Richard Heinberg called what we are facing “peak everything”, which surely is a pre-programmed long term issue. What we are certainly facing in the near future – and even now in many parts of the world – is energy starvation. Shale oil and gas and tar sand oil production are the energy equivalents to eating the seeds during a famine. Japan shows how desperate governments get when the energy situation gets tight: last year a coastal nuclear power plant in an earth quake zone was hit by a tsunami and blew up. And now a coastal nuclear power plant in a tsunami and earth quake zone was brought online again. The argument: Japan cannot hold its standard of living without nuclear power. Well. In Japan it is standard to keep a bathing tub with continuously heated water. Aircons are everywhere. And electric toilets. It is a society where ultimately pretty pointless electric toys are pervading every aspect of daily life. And that is the standard of living. The nuclear risk is taken to keep bathtubs with constantly heated water. Millions of them. It is a cultural thing, I hear. And: “The American culture is a blessed one.” A man named George once said.

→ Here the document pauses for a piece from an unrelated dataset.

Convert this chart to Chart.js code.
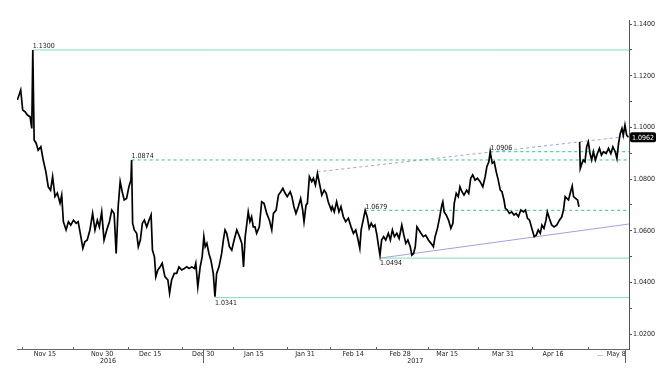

Yes, it’s only the simplistic or alarmist elements of the movement that are on the back foot. Most intelligent peak-oilers predicted exactly what we’re seeing now. I might go back and correct that.
Thank you for an insightful, concise and informative overview. I have recently arrived at the peak oil discussion and the Transition movement, and you have addressed many of the questions and emotions swirling within me after reading Monbiot’s article. Rob Hopkins has a thoughtful response as well.